Start of Material provided

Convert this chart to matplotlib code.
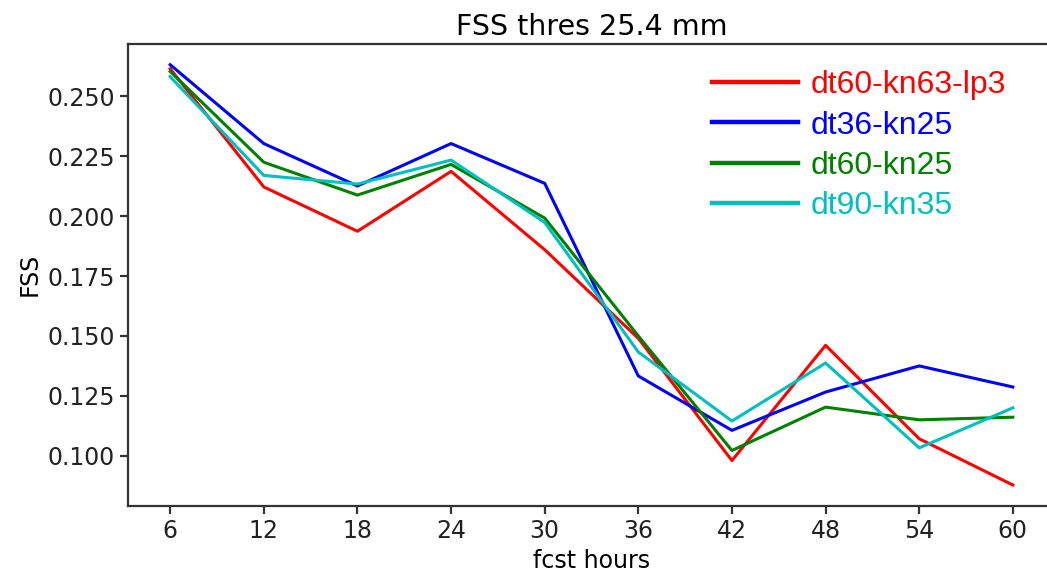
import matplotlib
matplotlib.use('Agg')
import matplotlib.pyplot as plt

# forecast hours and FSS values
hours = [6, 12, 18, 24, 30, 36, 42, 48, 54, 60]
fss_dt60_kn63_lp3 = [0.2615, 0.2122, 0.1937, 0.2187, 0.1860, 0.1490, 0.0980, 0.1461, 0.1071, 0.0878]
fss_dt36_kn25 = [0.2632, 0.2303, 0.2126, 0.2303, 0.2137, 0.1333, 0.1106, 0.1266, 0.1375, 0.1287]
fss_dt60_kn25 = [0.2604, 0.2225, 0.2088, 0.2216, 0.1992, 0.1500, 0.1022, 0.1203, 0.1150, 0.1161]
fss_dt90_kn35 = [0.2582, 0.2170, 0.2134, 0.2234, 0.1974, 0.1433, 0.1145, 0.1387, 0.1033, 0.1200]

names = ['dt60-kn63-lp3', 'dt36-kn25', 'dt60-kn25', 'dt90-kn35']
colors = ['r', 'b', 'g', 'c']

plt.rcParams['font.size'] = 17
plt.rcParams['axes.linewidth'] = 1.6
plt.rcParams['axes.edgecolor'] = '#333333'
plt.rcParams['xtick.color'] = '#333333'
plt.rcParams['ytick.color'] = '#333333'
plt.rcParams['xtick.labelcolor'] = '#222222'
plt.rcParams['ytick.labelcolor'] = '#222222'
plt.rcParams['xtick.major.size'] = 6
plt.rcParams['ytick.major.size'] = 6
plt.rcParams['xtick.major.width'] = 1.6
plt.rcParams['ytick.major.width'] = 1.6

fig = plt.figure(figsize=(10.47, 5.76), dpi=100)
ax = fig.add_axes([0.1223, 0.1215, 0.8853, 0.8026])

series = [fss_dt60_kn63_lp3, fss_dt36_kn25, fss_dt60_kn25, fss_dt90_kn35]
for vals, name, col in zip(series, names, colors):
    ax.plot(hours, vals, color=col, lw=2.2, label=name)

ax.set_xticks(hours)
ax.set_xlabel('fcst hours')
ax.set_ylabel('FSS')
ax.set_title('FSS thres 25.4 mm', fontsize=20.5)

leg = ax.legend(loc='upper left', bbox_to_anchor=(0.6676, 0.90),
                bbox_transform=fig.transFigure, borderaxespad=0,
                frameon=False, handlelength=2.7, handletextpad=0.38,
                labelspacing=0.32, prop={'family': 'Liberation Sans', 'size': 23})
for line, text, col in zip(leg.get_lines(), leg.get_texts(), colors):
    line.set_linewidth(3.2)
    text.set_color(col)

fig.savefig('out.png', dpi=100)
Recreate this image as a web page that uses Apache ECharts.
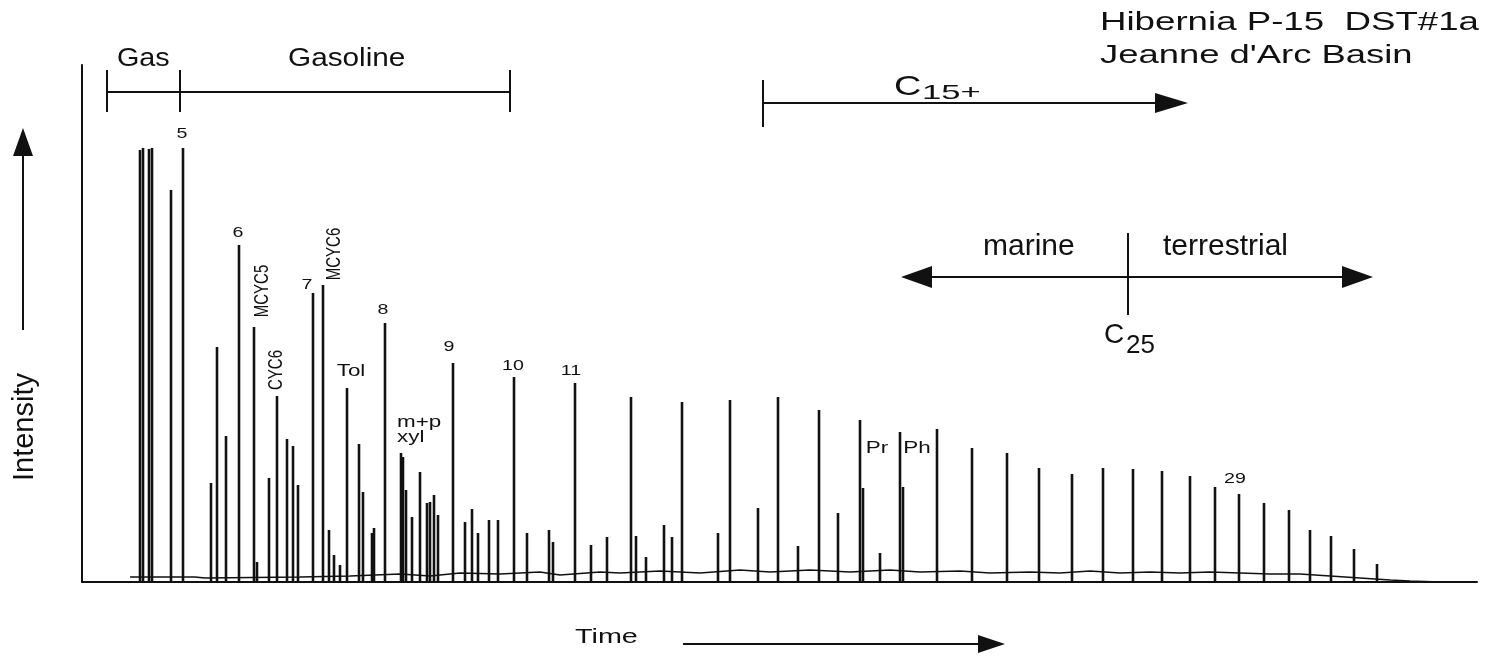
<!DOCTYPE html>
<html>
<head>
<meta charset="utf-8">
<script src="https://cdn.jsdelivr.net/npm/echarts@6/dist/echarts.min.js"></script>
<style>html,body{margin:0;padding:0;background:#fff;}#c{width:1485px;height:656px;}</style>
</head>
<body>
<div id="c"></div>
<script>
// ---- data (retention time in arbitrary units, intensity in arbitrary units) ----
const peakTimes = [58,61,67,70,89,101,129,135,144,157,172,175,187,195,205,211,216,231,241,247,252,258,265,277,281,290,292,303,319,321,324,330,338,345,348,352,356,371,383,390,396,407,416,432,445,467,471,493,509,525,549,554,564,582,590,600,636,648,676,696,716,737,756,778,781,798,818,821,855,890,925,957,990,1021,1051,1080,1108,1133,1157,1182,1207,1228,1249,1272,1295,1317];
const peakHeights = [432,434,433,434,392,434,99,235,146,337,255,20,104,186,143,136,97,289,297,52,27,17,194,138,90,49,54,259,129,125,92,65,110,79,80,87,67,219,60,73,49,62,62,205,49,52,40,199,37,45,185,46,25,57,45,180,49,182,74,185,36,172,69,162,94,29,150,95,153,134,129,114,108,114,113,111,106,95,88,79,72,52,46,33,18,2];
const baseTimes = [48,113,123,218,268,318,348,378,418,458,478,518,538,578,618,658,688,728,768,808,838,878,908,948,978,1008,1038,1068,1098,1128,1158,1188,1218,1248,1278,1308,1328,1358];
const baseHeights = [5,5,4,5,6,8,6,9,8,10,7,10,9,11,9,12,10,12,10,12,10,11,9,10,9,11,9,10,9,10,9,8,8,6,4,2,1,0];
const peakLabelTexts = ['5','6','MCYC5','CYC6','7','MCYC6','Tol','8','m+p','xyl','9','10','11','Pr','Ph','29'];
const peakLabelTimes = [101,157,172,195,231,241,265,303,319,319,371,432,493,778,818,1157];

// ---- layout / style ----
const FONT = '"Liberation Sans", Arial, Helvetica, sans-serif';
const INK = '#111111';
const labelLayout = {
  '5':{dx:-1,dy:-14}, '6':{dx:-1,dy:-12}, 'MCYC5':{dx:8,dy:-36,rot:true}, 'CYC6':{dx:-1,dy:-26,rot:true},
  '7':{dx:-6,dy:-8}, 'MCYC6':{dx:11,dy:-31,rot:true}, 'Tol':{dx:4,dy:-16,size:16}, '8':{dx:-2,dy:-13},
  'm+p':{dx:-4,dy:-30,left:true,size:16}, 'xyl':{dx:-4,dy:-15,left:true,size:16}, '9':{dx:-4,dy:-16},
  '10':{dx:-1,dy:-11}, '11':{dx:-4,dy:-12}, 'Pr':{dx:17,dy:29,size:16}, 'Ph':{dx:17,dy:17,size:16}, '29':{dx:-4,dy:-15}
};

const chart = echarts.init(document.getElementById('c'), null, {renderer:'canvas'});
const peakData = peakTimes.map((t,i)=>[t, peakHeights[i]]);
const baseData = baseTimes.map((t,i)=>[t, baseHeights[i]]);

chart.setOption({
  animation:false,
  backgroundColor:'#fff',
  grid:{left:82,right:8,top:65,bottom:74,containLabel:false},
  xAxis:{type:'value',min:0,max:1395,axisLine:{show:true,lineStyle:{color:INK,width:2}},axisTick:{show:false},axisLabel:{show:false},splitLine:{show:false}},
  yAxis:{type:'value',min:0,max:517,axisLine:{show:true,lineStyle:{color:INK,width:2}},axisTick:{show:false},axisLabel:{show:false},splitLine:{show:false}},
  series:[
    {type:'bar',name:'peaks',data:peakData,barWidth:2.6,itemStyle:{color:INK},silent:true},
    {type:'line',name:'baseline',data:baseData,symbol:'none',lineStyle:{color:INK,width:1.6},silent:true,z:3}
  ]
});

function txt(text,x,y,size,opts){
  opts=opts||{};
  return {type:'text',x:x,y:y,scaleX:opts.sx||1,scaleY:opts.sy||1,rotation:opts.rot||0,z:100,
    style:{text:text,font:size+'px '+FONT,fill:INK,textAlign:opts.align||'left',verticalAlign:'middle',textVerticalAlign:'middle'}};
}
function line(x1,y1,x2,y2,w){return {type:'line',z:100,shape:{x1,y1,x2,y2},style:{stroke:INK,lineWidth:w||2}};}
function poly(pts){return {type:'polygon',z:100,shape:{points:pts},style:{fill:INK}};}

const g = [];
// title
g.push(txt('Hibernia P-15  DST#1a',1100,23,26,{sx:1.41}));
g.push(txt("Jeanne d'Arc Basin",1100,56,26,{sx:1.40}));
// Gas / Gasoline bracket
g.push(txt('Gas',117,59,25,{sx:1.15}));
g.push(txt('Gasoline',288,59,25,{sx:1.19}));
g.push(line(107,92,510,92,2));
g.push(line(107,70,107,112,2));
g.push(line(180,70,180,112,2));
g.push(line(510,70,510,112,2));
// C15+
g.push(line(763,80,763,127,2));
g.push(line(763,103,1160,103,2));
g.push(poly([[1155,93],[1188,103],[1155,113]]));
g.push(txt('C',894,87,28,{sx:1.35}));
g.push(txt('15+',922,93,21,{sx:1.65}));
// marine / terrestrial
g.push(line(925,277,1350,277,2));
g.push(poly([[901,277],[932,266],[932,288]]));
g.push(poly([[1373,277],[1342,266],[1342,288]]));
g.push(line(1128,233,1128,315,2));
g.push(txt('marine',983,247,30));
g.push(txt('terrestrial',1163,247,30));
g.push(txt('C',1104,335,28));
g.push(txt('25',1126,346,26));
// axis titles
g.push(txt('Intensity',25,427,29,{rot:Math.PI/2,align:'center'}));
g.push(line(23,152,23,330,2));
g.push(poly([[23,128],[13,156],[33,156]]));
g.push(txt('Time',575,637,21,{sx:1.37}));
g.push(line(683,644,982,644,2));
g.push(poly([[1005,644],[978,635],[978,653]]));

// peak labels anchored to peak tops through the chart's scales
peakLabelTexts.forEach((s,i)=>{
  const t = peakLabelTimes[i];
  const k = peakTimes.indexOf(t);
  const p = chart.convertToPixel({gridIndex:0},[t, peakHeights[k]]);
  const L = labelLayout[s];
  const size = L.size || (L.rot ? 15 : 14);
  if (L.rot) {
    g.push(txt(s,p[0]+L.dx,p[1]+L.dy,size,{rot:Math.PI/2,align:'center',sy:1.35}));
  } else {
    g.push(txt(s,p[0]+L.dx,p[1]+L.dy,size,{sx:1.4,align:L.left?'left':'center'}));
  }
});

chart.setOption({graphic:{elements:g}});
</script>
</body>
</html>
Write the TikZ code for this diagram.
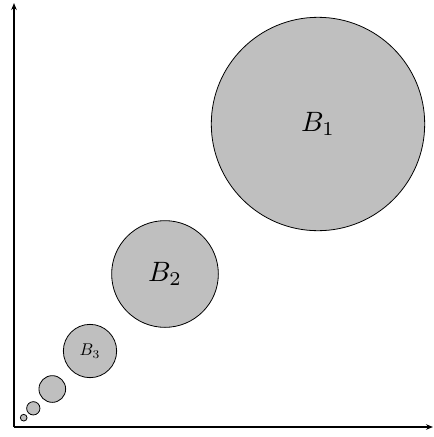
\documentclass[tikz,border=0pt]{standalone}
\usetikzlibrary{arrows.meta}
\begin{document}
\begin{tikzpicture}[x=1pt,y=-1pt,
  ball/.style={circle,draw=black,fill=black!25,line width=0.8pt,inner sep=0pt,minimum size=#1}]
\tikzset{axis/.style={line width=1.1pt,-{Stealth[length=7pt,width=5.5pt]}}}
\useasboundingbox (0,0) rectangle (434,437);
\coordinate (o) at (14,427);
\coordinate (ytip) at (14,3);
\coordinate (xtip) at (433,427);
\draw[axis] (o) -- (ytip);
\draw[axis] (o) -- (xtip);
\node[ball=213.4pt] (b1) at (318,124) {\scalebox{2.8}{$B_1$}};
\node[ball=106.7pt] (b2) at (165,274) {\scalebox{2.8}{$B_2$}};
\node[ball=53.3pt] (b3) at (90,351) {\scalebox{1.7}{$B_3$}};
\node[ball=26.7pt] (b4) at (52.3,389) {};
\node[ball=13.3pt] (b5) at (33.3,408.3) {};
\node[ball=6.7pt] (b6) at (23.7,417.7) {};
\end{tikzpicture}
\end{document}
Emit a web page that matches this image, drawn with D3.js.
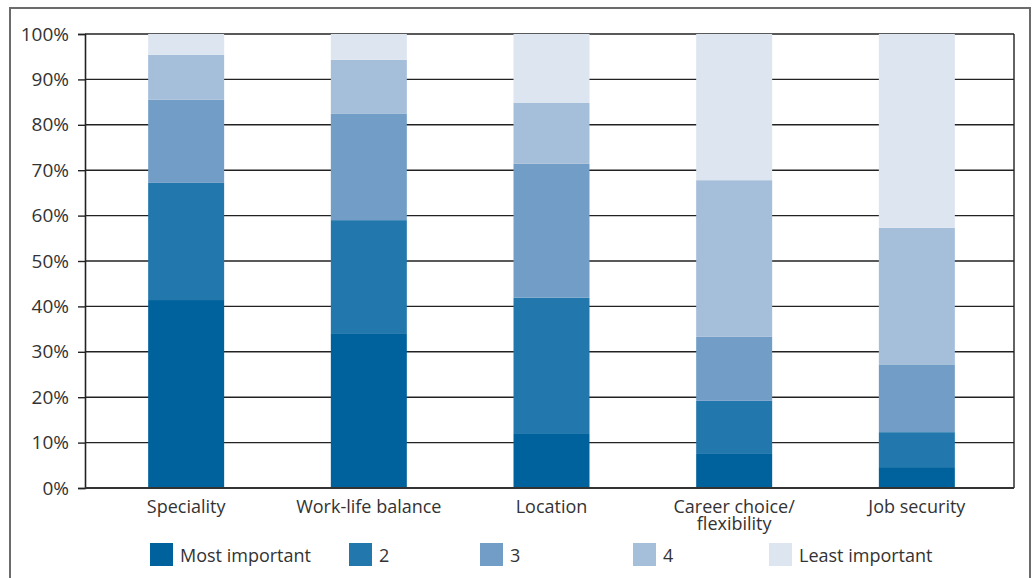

End of Material provided

From the data above, copy each line that has the string "code".

• [Solution below]
Convert this chart to matplotlib code.
Write the TikZ code for this diagram.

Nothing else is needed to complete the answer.